Asprêle, Bottle Brush, Cavalinha, Coda Cavallina, Cola de Caballo, Common Horsetail, Corn Horsetail, Dutch Rushes, Equiseti Herba, Equisetum, Equisetum arvense, Equisetum hyemale, Equisetum telmateia, Field Horsetail, Herbe à Récurer, Horse Herb, Horsetail Grass, Horsetail Rush, Horse Willow, Paddock-Pipes, Pewterwort, Prele, Prêle, Prêle Commune, Prêle des Champs, Queue-de-Chat, Queue-de-Cheval, Queue-de-Rat, Queue-de-Renard, Scouring Rush, Souring Rush, Shave Grass, Shavegrass, Spring Horsetail, Toadpipe.

What is Horsetail?

Horsetail is a plant. The above ground parts are used to make medicine.
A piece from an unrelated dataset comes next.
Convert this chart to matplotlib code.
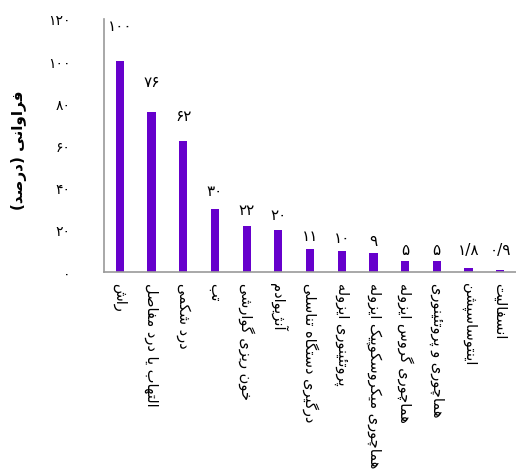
import matplotlib
matplotlib.use("Agg")
import matplotlib.pyplot as plt
from matplotlib.ticker import FuncFormatter

# داده‌ها
categories = [
    "راش",
    "التهاب یا درد مفاصل",
    "درد شکمی",
    "تب",
    "خون ریزی گوارشی",
    "آنژیوادم",
    "درگیری دستگاه تناسلی",
    "پروتئینوری ایزوله",
    "هماچوری میکروسکوپیک ایزوله",
    "هماچوری گروس ایزوله",
    "هماچوری و پروتئینوری",
    "اینتوساسپشن",
    "انسفالیت",
]
values = [100, 76, 62, 30, 22, 20, 11, 10, 9, 5, 5, 1.8, 0.9]
value_labels = ["۱۰۰", "۷۶", "۶۲", "۳۰", "۲۲", "۲۰", "۱۱", "۱۰", "۹", "۵", "۵", "۱/۸", "۰/۹"]
y_label = "فراوانی (درصد)"

# جدول شکل‌های حروف: (تنها، پایانی، آغازی، میانی)
FORMS = {
    "ا": (0xFE8D, 0xFE8E), "آ": (0xFE81, 0xFE82),
    "ب": (0xFE8F, 0xFE90, 0xFE91, 0xFE92), "پ": (0xFB56, 0xFB57, 0xFB58, 0xFB59),
    "ت": (0xFE95, 0xFE96, 0xFE97, 0xFE98), "ث": (0xFE99, 0xFE9A, 0xFE9B, 0xFE9C),
    "ج": (0xFE9D, 0xFE9E, 0xFE9F, 0xFEA0), "چ": (0xFB7A, 0xFB7B, 0xFB7C, 0xFB7D),
    "ح": (0xFEA1, 0xFEA2, 0xFEA3, 0xFEA4), "خ": (0xFEA5, 0xFEA6, 0xFEA7, 0xFEA8),
    "د": (0xFEA9, 0xFEAA), "ذ": (0xFEAB, 0xFEAC), "ر": (0xFEAD, 0xFEAE),
    "ز": (0xFEAF, 0xFEB0), "ژ": (0xFB8A, 0xFB8B),
    "س": (0xFEB1, 0xFEB2, 0xFEB3, 0xFEB4), "ش": (0xFEB5, 0xFEB6, 0xFEB7, 0xFEB8),
    "ص": (0xFEB9, 0xFEBA, 0xFEBB, 0xFEBC), "ض": (0xFEBD, 0xFEBE, 0xFEBF, 0xFEC0),
    "ط": (0xFEC1, 0xFEC2, 0xFEC3, 0xFEC4), "ظ": (0xFEC5, 0xFEC6, 0xFEC7, 0xFEC8),
    "ع": (0xFEC9, 0xFECA, 0xFECB, 0xFECC), "غ": (0xFECD, 0xFECE, 0xFECF, 0xFED0),
    "ف": (0xFED1, 0xFED2, 0xFED3, 0xFED4), "ق": (0xFED5, 0xFED6, 0xFED7, 0xFED8),
    "ک": (0xFB8E, 0xFB8F, 0xFB90, 0xFB91), "گ": (0xFB92, 0xFB93, 0xFB94, 0xFB95),
    "ل": (0xFEDD, 0xFEDE, 0xFEDF, 0xFEE0), "م": (0xFEE1, 0xFEE2, 0xFEE3, 0xFEE4),
    "ن": (0xFEE5, 0xFEE6, 0xFEE7, 0xFEE8), "ه": (0xFEE9, 0xFEEA, 0xFEEB, 0xFEEC),
    "و": (0xFEED, 0xFEEE), "ی": (0xFBFC, 0xFBFD, 0xFBFE, 0xFBFF),
    "ئ": (0xFE89, 0xFE8A, 0xFE8B, 0xFE8C),
}


def fa(text):
    # شکل‌دهی ساده حروف و برگرداندن ترتیب برای راست به چپ
    out = []
    n = len(text)
    for i, ch in enumerate(text):
        if ch not in FORMS:
            out.append(ch)
            continue
        f = FORMS[ch]
        prev = text[i - 1] if i > 0 else ""
        nxt = text[i + 1] if i < n - 1 else ""
        join_prev = prev in FORMS and len(FORMS[prev]) == 4
        join_next = len(f) == 4 and nxt in FORMS
        if join_prev and join_next:
            code = f[3]
        elif join_prev:
            code = f[1]
        elif join_next:
            code = f[2]
        else:
            code = f[0]
        out.append(chr(code))
    s = "".join(reversed(out))
    return s.translate(str.maketrans("()", ")("))


def fa_digits(v, pos=None):
    return str(int(v)).translate(str.maketrans("0123456789", "۰۱۲۳۴۵۶۷۸۹"))


plt.rcParams["font.family"] = ["DejaVu Sans"]

fig = plt.figure(figsize=(5.16, 4.77), dpi=100)
ax = fig.add_axes([0.2016, 0.4277, 0.7984, 0.5305])

x = range(len(categories))
ax.bar(x, values, width=0.26, color="#6600cc")

for i, v in enumerate(values):
    ax.text(i, max(v * 1.12 + 5, 10.5), value_labels[i], ha="center", va="center", fontsize=11)

ax.set_xlim(-0.5, len(categories) - 0.5)
ax.set_ylim(0, 120)
ax.set_yticks(range(0, 121, 20))
ax.yaxis.set_major_formatter(FuncFormatter(fa_digits))
ax.set_xticks(list(x))
ax.set_xticklabels([fa(c) for c in categories], rotation=-90, fontsize=10.5)
ax.tick_params(axis="y", length=0, pad=24, labelsize=10)
ax.tick_params(axis="x", length=0, pad=7)

for s in ["top", "right"]:
    ax.spines[s].set_visible(False)
for s in ["left", "bottom"]:
    ax.spines[s].set_color("#999999")
    ax.spines[s].set_linewidth(1.2)

fig.text(0.036, 0.685, fa(y_label), rotation=90, ha="center", va="center",
         fontsize=11, fontweight="bold")

fig.savefig("out.png", dpi=100)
Horsetail is used for "fluid retention" (edema), kidney and bladder stones, urinary tract infections, the inability to control urination (incontinence), and general disturbances of the kidney and bladder.
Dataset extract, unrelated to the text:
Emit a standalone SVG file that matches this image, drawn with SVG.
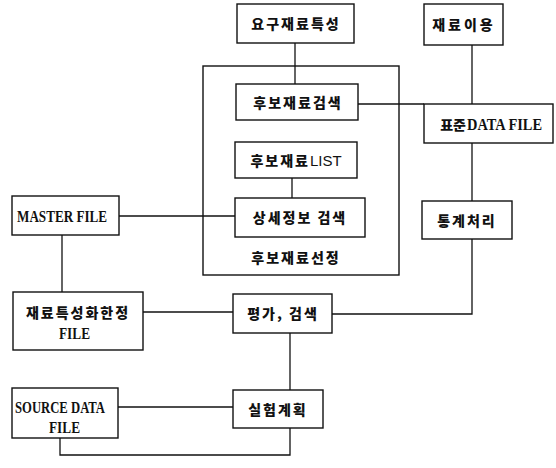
<svg xmlns="http://www.w3.org/2000/svg" width="556" height="468" viewBox="0 0 556 468">
<style>
rect{fill:#fff;stroke:#111;stroke-width:1.4}
.c{fill:none;stroke:#111;stroke-width:1.3}
text{font-family:"Liberation Serif","Noto Sans CJK KR",serif;font-weight:bold;font-size:16px;fill:#111;text-anchor:middle;dominant-baseline:central}
.l{text-anchor:start}
.k{font-family:"Noto Sans CJK KR",sans-serif;font-size:14px;font-weight:900;letter-spacing:2px}
</style>
<rect width="556" height="468" style="fill:#fff;stroke:none"/>
<g id="container"><rect x="203" y="66" width="196" height="209"/><text class="k" x="296" y="257">후보재료선정</text></g>
<g id="connectors">
<path class="c" d="M295 43V84"/>
<path class="c" d="M472 45V104"/>
<path class="c" d="M358 104H424"/>
<path class="c" d="M472 143V201"/>
<path class="c" d="M292 178V198"/>
<path class="c" d="M119 216H235"/>
<path class="c" d="M62 235V292"/>
<path class="c" d="M143 312H233"/>
<path class="c" d="M472 239V314H332"/>
<path class="c" d="M290 333V390"/>
<path class="c" d="M118 407H233"/>
<path class="c" d="M60 438V455H290V428"/>
</g>
<g id="n1"><rect x="237" y="4" width="117" height="39"/><text class="k" x="296" y="23">요구재료특성</text></g>
<g id="n2"><rect x="424" y="4" width="79" height="41"/><text class="k" x="464" y="24" style="letter-spacing:3px">재료이용</text></g>
<g id="n3"><rect x="236" y="84" width="122" height="36"/><text class="k" x="298" y="102">후보재료검색</text></g>
<g id="n4"><rect x="424" y="104" width="129" height="39"/><text class="k" x="466" y="124" style="text-anchor:end;letter-spacing:0">표준</text><text class="l" x="467" y="124" textLength="75" lengthAdjust="spacingAndGlyphs">DATA FILE</text></g>
<g id="n5"><rect x="235" y="142" width="122" height="36"/><text x="296" y="160"><tspan class="k">후보재료</tspan><tspan style="font-family:'Liberation Sans';font-weight:normal;font-size:15px">LIST</tspan></text></g>
<g id="n6"><rect x="235" y="198" width="130" height="39"/><text class="k" x="300" y="217">상세정보 검색</text></g>
<g id="n7"><rect x="422" y="201" width="90" height="38"/><text class="k" x="467" y="220">통계처리</text></g>
<g id="n8"><rect x="12" y="196" width="107" height="39"/><text class="l" x="17" y="216" textLength="90" lengthAdjust="spacingAndGlyphs">MASTER FILE</text></g>
<g id="n9"><rect x="13" y="292" width="130" height="58"/><text class="k" x="78" y="312">재료특성화한정</text><text class="l" x="59" y="333" textLength="31" lengthAdjust="spacingAndGlyphs">FILE</text></g>
<g id="n10"><rect x="233" y="294" width="99" height="39"/><text class="k" x="283" y="313">평가, 검색</text></g>
<g id="n11"><rect x="233" y="390" width="90" height="38"/><text class="k" x="278" y="409">실험계획</text></g>
<g id="n12"><rect x="12" y="388" width="106" height="50"/><text class="l" x="15" y="407" textLength="90" lengthAdjust="spacingAndGlyphs">SOURCE DATA</text><text class="l" x="49" y="427" textLength="31" lengthAdjust="spacingAndGlyphs">FILE</text></g>
</svg>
It is also used for balding; tuberculosis; jaundice; hepatitis; brittle fingernails; joint diseases; gout; osteoarthritis; weak bones (osteoporosis); frostbite; weight loss; heavy menstrual periods; and uncontrolled bleeding (hemorrhage) of the nose, lung, or stomach.

Horsetail is applied directly to the skin to treat wounds and burns.
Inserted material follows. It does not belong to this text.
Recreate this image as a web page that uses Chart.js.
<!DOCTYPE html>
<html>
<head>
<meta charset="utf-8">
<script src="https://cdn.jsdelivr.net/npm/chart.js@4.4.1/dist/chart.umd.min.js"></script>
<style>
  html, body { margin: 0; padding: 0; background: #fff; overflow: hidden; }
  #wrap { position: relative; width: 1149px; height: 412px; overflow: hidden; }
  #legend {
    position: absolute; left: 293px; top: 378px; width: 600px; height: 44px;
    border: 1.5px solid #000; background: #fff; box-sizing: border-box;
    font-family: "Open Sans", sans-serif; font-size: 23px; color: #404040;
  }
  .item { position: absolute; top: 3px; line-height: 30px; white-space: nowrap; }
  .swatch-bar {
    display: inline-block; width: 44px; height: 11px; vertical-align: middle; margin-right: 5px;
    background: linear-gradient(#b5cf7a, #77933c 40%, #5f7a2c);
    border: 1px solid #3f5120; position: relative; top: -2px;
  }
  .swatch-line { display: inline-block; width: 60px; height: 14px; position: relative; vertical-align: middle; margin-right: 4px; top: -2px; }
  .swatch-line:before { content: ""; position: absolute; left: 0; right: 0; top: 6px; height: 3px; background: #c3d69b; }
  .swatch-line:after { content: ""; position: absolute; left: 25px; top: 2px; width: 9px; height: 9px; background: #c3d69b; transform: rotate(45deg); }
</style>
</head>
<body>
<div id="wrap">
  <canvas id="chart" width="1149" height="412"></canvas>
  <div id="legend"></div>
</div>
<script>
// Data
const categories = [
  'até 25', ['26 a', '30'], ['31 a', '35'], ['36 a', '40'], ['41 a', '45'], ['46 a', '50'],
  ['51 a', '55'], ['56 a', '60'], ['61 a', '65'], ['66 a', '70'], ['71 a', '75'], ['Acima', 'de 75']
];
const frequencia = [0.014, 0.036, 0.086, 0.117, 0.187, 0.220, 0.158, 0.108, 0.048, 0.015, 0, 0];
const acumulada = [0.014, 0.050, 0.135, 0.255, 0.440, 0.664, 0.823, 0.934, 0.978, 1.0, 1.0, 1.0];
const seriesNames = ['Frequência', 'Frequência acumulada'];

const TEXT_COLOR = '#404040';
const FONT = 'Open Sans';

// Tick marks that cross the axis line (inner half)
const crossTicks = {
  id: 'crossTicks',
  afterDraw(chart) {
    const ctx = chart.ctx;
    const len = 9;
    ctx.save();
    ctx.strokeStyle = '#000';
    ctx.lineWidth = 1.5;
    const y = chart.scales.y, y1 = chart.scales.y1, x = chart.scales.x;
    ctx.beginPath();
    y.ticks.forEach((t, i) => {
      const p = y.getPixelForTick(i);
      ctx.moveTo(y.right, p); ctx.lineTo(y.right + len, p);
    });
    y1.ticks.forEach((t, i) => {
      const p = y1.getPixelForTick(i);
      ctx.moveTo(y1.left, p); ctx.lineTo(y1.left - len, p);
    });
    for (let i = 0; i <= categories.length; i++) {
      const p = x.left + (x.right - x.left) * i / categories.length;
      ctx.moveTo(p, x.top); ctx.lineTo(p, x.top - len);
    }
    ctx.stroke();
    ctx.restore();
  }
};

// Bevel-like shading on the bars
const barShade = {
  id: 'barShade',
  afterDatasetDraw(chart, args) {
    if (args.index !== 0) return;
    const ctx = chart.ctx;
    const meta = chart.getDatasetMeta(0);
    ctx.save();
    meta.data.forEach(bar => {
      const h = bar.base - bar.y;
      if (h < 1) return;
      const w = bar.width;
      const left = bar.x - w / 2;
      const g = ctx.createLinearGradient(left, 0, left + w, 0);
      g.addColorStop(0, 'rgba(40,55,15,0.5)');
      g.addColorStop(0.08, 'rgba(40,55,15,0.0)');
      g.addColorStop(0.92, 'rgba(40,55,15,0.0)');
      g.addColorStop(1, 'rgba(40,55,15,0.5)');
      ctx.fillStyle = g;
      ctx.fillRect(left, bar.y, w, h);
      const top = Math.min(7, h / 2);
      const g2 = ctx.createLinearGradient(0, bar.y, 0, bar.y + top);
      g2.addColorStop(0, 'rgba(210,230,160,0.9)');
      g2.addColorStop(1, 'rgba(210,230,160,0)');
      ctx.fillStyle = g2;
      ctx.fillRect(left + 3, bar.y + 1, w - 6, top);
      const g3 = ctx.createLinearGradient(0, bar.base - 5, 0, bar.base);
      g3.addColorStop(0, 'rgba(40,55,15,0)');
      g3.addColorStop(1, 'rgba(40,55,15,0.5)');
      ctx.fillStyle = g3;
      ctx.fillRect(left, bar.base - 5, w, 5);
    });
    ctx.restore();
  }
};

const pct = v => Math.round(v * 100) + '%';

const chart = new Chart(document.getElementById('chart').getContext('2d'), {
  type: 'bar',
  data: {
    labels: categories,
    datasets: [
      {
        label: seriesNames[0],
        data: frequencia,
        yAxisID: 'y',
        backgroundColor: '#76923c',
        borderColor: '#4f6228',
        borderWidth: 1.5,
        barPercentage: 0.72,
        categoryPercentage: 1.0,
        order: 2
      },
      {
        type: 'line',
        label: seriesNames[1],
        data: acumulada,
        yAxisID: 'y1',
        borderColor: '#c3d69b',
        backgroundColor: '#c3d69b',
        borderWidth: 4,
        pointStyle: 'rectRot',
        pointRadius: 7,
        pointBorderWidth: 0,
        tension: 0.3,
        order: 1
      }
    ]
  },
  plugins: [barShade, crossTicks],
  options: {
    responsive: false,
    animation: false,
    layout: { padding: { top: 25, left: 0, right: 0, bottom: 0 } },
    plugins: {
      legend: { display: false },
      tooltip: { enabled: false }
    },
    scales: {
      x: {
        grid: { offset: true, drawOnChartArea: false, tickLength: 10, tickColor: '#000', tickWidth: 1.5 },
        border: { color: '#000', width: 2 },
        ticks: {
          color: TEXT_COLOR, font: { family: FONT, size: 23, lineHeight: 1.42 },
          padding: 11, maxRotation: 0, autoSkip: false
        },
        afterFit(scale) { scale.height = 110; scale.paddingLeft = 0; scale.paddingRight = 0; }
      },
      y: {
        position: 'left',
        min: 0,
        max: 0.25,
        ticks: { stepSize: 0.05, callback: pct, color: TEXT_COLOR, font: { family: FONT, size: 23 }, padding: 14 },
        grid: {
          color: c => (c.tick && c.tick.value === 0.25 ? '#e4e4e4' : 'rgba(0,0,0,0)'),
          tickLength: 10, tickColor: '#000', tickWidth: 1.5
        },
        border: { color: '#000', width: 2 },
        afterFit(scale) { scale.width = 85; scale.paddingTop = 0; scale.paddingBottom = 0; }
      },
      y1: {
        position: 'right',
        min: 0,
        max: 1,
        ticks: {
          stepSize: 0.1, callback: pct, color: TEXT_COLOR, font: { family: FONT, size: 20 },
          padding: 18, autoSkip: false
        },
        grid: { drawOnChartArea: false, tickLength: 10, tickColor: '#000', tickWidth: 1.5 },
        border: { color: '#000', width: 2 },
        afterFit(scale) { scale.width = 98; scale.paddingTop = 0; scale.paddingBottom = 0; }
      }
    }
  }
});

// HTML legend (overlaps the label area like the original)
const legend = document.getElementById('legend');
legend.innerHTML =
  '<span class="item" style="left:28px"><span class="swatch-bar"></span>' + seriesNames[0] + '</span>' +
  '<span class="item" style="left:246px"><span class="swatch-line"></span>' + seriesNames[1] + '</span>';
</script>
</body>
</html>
There have been reports of horsetail products being contaminated with a related plant called Equisetum palustre. This plant contains chemicals that can poison cattle, but toxicity in people has not been proven.

Insufficient Evidence to Rate Effectiveness for...

  • Osteoporosis. Early research suggests that taking dry horsetail extract or a specific product containing horsetail extract plus calcium (Osteosil Calcium) by mouth can increase bone density in postmenopausal women with osteoporosis.
  • Kidney and bladder stones.
  • Weight loss.
  • Hair loss.
  • Gout.
  • Frostbite.
  • Heavy periods.
  • Fluid retention.
  • Urinary tract infections.
  • Incontinence.
  • Use on the skin for wound healing.
  • Other conditions.
More evidence is needed to rate the effectiveness of horsetail for these uses.

Natural Medicines Comprehensive Database rates effectiveness based on scientific evidence according to the following scale: Effective, Likely Effective, Possibly Effective, Possibly Ineffective, Likely Ineffective, and Insufficient Evidence to Rate (detailed description of each of the ratings).